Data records

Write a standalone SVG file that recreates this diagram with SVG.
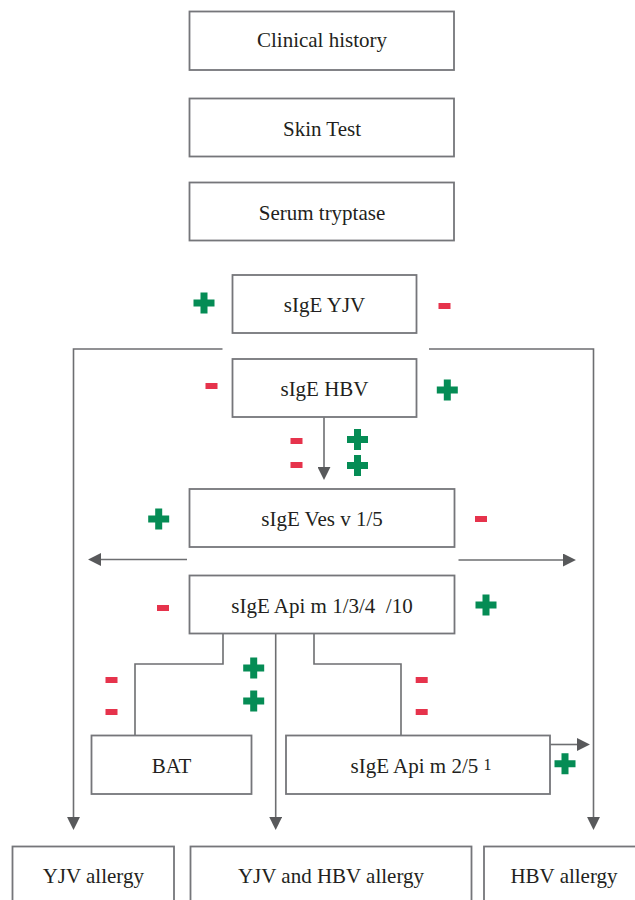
<svg xmlns="http://www.w3.org/2000/svg" width="635" height="900" viewBox="0 0 635 900">
<style>
.box{fill:#ffffff;stroke:#75767a;stroke-width:1.8}
.t{font-family:"Liberation Serif","Times New Roman",serif;font-size:21px;fill:#231f20;text-anchor:middle}
.ln{fill:none;stroke:#6d6e71;stroke-width:1.6}
.plus{fill:#058c55}
.minus{fill:#e6334c}
</style>
<defs>
<marker id="ah" markerUnits="userSpaceOnUse" markerWidth="13" markerHeight="13" viewBox="0 0 12 12" refX="1" refY="6" orient="auto">
<path d="M0,0 L12,6 L0,12 z" fill="#58595b"/>
</marker>
<path id="p" d="M-3.5,-10.5 h7 v7 h7 v7 h-7 v7 h-7 v-7 h-7 v-7 h7 z"/>
<rect id="m" x="-6" y="-3" width="12" height="6"/>
</defs>
<rect width="635" height="900" fill="#ffffff"/>

<g id="connectors">
<path class="ln" d="M222.5,349 H73.5 V818" marker-end="url(#ah)"/>
<path class="ln" d="M429,349 H593.5 V818" marker-end="url(#ah)"/>
<path class="ln" d="M324,417 V468" marker-end="url(#ah)"/>
<path class="ln" d="M187,559.5 H100" marker-end="url(#ah)"/>
<path class="ln" d="M458.5,560 H564" marker-end="url(#ah)"/>
<path class="ln" d="M223,634 V664 H135 V735.5"/>
<path class="ln" d="M314,634 V664 H401 V735.5"/>
<path class="ln" d="M275.7,634 V818" marker-end="url(#ah)"/>
<path class="ln" d="M550,744.5 H578" marker-end="url(#ah)"/>
</g>

<g id="clinical-history">
<rect class="box" x="189.5" y="11.5" width="264.5" height="58.5"/>
<text class="t" x="322" y="47">Clinical history</text>
</g>
<g id="skin-test">
<rect class="box" x="189.5" y="98.5" width="264.5" height="58"/>
<text class="t" x="322" y="136">Skin Test</text>
</g>
<g id="serum-tryptase">
<rect class="box" x="189.5" y="182.5" width="264.5" height="58"/>
<text class="t" x="322" y="220">Serum tryptase</text>
</g>
<g id="sige-yjv">
<rect class="box" x="232.5" y="275" width="184" height="58"/>
<text class="t" x="324.5" y="312.3">sIgE YJV</text>
</g>
<g id="sige-hbv">
<rect class="box" x="232.5" y="359" width="184" height="58"/>
<text class="t" x="324.5" y="396">sIgE HBV</text>
</g>
<g id="sige-ves">
<rect class="box" x="189.5" y="489" width="265" height="58"/>
<text class="t" x="322" y="526">sIgE Ves v 1/5</text>
</g>
<g id="sige-api">
<rect class="box" x="189.5" y="575.5" width="265" height="58"/>
<text class="t" x="322" y="612.5" xml:space="preserve">sIgE Api m 1/3/4  /10</text>
</g>
<g id="bat">
<rect class="box" x="91.5" y="735.5" width="160" height="58.5"/>
<text class="t" x="171.5" y="772.5">BAT</text>
</g>
<g id="sige-api-25">
<rect class="box" x="286" y="735.5" width="264" height="58.5"/>
<text class="t" x="421" y="772.5">sIgE Api m 2/5 <tspan font-size="16" dy="-2.5">1</tspan></text>
</g>
<g id="yjv-allergy">
<rect class="box" x="12.5" y="846.5" width="161.5" height="70"/>
<text class="t" x="93.3" y="883.3">YJV allergy</text>
</g>
<g id="yjv-hbv-allergy">
<rect class="box" x="190.5" y="846.5" width="281" height="70"/>
<text class="t" x="331" y="883.3">YJV and HBV allergy</text>
</g>
<g id="hbv-allergy">
<rect class="box" x="484" y="846.5" width="160" height="70"/>
<text class="t" x="564" y="883.3">HBV allergy</text>
</g>

<g id="signs">
<use href="#p" class="plus" x="204" y="303"/>
<use href="#p" class="plus" x="447.3" y="390"/>
<use href="#p" class="plus" x="357.5" y="439.5"/>
<use href="#p" class="plus" x="357.5" y="465.5"/>
<use href="#p" class="plus" x="158.7" y="519"/>
<use href="#p" class="plus" x="486" y="605"/>
<use href="#p" class="plus" x="253.7" y="668"/>
<use href="#p" class="plus" x="253.7" y="701"/>
<use href="#p" class="plus" x="565" y="763.7"/>
<use href="#m" class="minus" x="444.5" y="306"/>
<use href="#m" class="minus" x="211.5" y="386"/>
<use href="#m" class="minus" x="296.5" y="441"/>
<use href="#m" class="minus" x="296.5" y="465"/>
<use href="#m" class="minus" x="481" y="519"/>
<use href="#m" class="minus" x="163" y="608"/>
<use href="#m" class="minus" x="111.5" y="680"/>
<use href="#m" class="minus" x="111.5" y="712"/>
<use href="#m" class="minus" x="421.7" y="680"/>
<use href="#m" class="minus" x="421.7" y="712"/>
</g>
</svg>
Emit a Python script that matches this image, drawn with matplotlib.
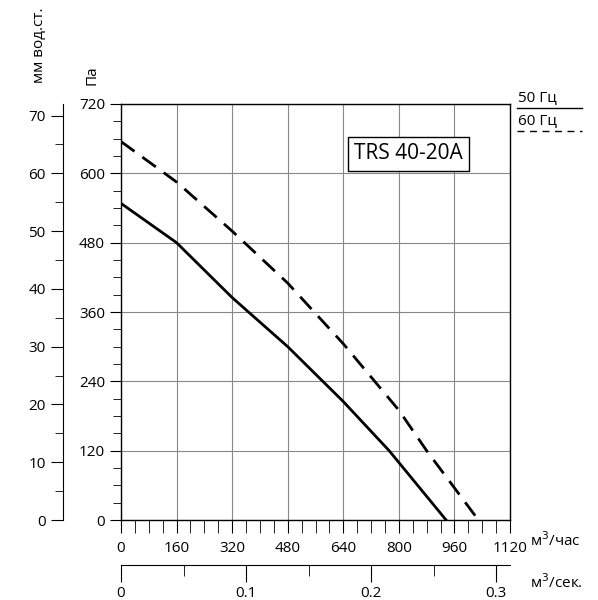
import matplotlib
matplotlib.use("Agg")
import matplotlib.pyplot as plt
from matplotlib.ticker import MultipleLocator
from matplotlib.lines import Line2D

q50 = [0, 160, 320, 480, 640, 772, 936]
p50 = [548, 480, 385, 300, 205, 120, 0]
q60 = [0, 160, 320, 480, 640, 800, 880, 1029]
p60 = [655, 585, 500, 410, 305, 190, 120, 0]
xticks = [0, 160, 320, 480, 640, 800, 960, 1120]
yticks = [0, 120, 240, 360, 480, 600, 720]
mmticks = [0, 10, 20, 30, 40, 50, 60, 70]
sticks = [0, 0.1, 0.2, 0.3]

plt.rcParams['font.family'] = ['Open Sans', 'DejaVu Sans']
W, H = 598, 600
fig = plt.figure(figsize=(W/100, H/100), dpi=100)
L, B, Wd, Ht = 121/W, 80/H, 389/W, 416/H
ax = fig.add_axes([L, B, Wd, Ht])
ax.plot(q50, p50, color='black', lw=2)
ax.plot(q60, p60, color='black', lw=2, ls=(0, (6, 3.5)))
ax.set_xlim(0, 1120); ax.set_ylim(0, 720)
ax.set_xticks(xticks); ax.set_yticks(yticks)
ax.xaxis.set_minor_locator(MultipleLocator(40))
ax.yaxis.set_minor_locator(MultipleLocator(30))
ax.grid(True, color='#888888', lw=0.8)
ax.tick_params(which='both', direction='out', labelsize=11)
ax.tick_params(axis='x', which='major', length=9, pad=6)
ax.tick_params(axis='x', which='minor', length=9)
ax.tick_params(axis='y', which='major', length=8)
ax.tick_params(axis='y', which='minor', length=6)
for s in ax.spines.values():
    s.set_linewidth(1.0)
ax.text(0.6, 0.88, 'TRS 40-20A', transform=ax.transAxes, fontsize=15,
        va='center', ha='left',
        bbox=dict(boxstyle='square,pad=0.3', fc='white', ec='black', lw=1))

# mm w.c. axis
am = fig.add_axes([63/W, B, 0.001, Ht])
am.set_ylim(0, 72)
am.set_yticks(mmticks)
am.yaxis.set_minor_locator(MultipleLocator(5))
am.set_xticks([])
for k in ['top', 'right', 'bottom']:
    am.spines[k].set_visible(False)
am.tick_params(which='both', direction='out', labelsize=11)
am.tick_params(which='major', length=9)
am.tick_params(which='minor', length=6)
am.patch.set_visible(False)

# m3/s axis
asx = fig.add_axes([L, 35/H, Wd, 0.001])
asx.set_xlim(0, 1120/3600)
asx.set_xticks(sticks)
asx.set_xticklabels(['0', '0.1', '0.2', '0.3'])
asx.xaxis.set_minor_locator(MultipleLocator(0.05))
asx.set_yticks([])
for k in ['top', 'right', 'left']:
    asx.spines[k].set_visible(False)
asx.tick_params(which='both', direction='out', labelsize=11)
asx.tick_params(which='major', length=12, pad=3)
asx.tick_params(which='minor', length=8)
asx.patch.set_visible(False)

fig.text(530/W, 1-541/H, 'м$^3$/час', fontsize=11, va='center')
fig.text(530/W, 1-583/H, 'м$^3$/сек.', fontsize=11, va='center')
fig.text(92/W, 1-75/H, 'Па', fontsize=11, rotation=90, ha='center', va='center')
fig.text(40/W, 1-45/H, 'мм вод.ст.', fontsize=11, rotation=90, ha='center', va='center')

fig.text(518/W, 1-98/H, '50 Гц', fontsize=11, va='center')
fig.add_artist(Line2D([517/W, 582/W], [1-108/H]*2, color='black', lw=1))
fig.text(518/W, 1-121/H, '60 Гц', fontsize=11, va='center')
fig.add_artist(Line2D([517/W, 582/W], [1-131/H]*2, color='black', lw=1, ls=(0, (5, 4))))

fig.savefig('out.png', dpi=100)
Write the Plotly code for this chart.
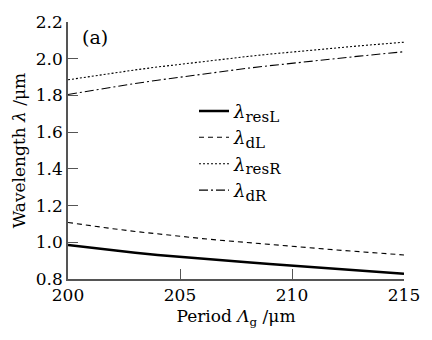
import plotly.graph_objects as go

period = [200, 201, 202, 203, 204, 205, 206, 207, 208, 209, 210, 211, 212, 213, 214, 215]
res_L = [0.985, 0.970, 0.956, 0.943, 0.931, 0.920, 0.910, 0.900, 0.891, 0.882, 0.873, 0.864, 0.855, 0.846, 0.837, 0.828]
d_L = [1.108, 1.090, 1.074, 1.059, 1.045, 1.032, 1.020, 1.009, 0.998, 0.988, 0.978, 0.968, 0.958, 0.949, 0.940, 0.931]
res_R = [1.885, 1.904, 1.922, 1.939, 1.955, 1.970, 1.985, 1.999, 2.012, 2.025, 2.037, 2.048, 2.059, 2.070, 2.080, 2.090]
d_R = [1.805, 1.826, 1.846, 1.865, 1.883, 1.900, 1.917, 1.933, 1.948, 1.962, 1.976, 1.989, 2.002, 2.014, 2.026, 2.038]

subs = ["resL", "dL", "resR", "dR"]
names = ["<i>λ</i><sub><span style='font-size:15px'>%s</span></sub>" % s for s in subs]
series = [res_L, d_L, res_R, d_R]
styles = [
    dict(color="black", width=2.5, dash="solid"),
    dict(color="black", width=1.1, dash="5px,4px"),
    dict(color="black", width=1.1, dash="2px,2px"),
    dict(color="black", width=1.1, dash="9px,3px,2px,3px"),
]

font = "DejaVu Serif, serif"
fig = go.Figure()
for n, s, st in zip(names, series, styles):
    fig.add_trace(go.Scatter(x=period, y=s, mode="lines", name=n, line=st))

fig.update_layout(
    width=432, height=340,
    margin=dict(l=68, r=14, t=14, b=61),
    paper_bgcolor="white", plot_bgcolor="white",
    font=dict(family=font, size=17, color="black"),
    showlegend=True,
    legend=dict(x=0.375, y=0.725, xanchor="left", yanchor="top",
                bgcolor="rgba(0,0,0,0)", font=dict(family=font, size=18), tracegroupgap=0),
    xaxis=dict(range=[200, 215], tickvals=[200, 205, 210, 215],
               ticks="inside", ticklen=10, tickcolor="#555", tickwidth=1.3,
               showline=True, linecolor="#555", linewidth=1.5,
               showgrid=False, zeroline=False, ticklabeloverflow="allow",
               tickfont=dict(family=font, size=17),
               title=dict(text="Period <i>Λ</i><sub>g</sub> /μm", standoff=6, font=dict(family=font, size=17))),
    yaxis=dict(range=[0.8, 2.2], tickvals=[0.8, 1.0, 1.2, 1.4, 1.6, 1.8, 2.0, 2.2],
               ticktext=["0.8", "1.0", "1.2", "1.4", "1.6", "1.8", "2.0", "2.2"],
               ticks="inside", ticklen=10, tickcolor="#555", tickwidth=1.3,
               showline=True, linecolor="#555", linewidth=1.5,
               showgrid=False, zeroline=False, ticklabeloverflow="allow",
               tickfont=dict(family=font, size=17),
               title=dict(text="Wavelength <i>λ</i> /μm", standoff=6, font=dict(family=font, size=17))),
)
fig.add_annotation(text="(a)", x=0.035, y=0.94, xref="paper", yref="paper",
                   xanchor="left", yanchor="middle", showarrow=False,
                   font=dict(family=font, size=19))
fig.write_html("out.html")
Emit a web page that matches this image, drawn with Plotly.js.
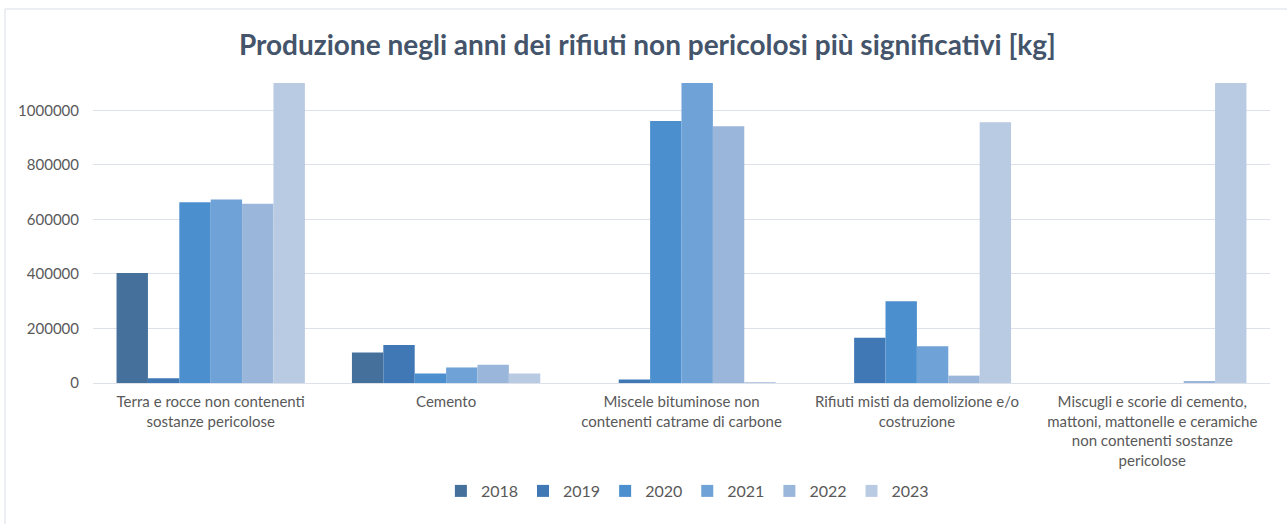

| EXERCISE DIRECTIONS |
Pictures stay out: repeat exactly only the lines from the one with "Write the Plotly code for this chart." through the one with "import plotly.graph_objects as go".

| OUTPUT OF THE TASK |
Write the Plotly code for this chart.
import plotly.graph_objects as go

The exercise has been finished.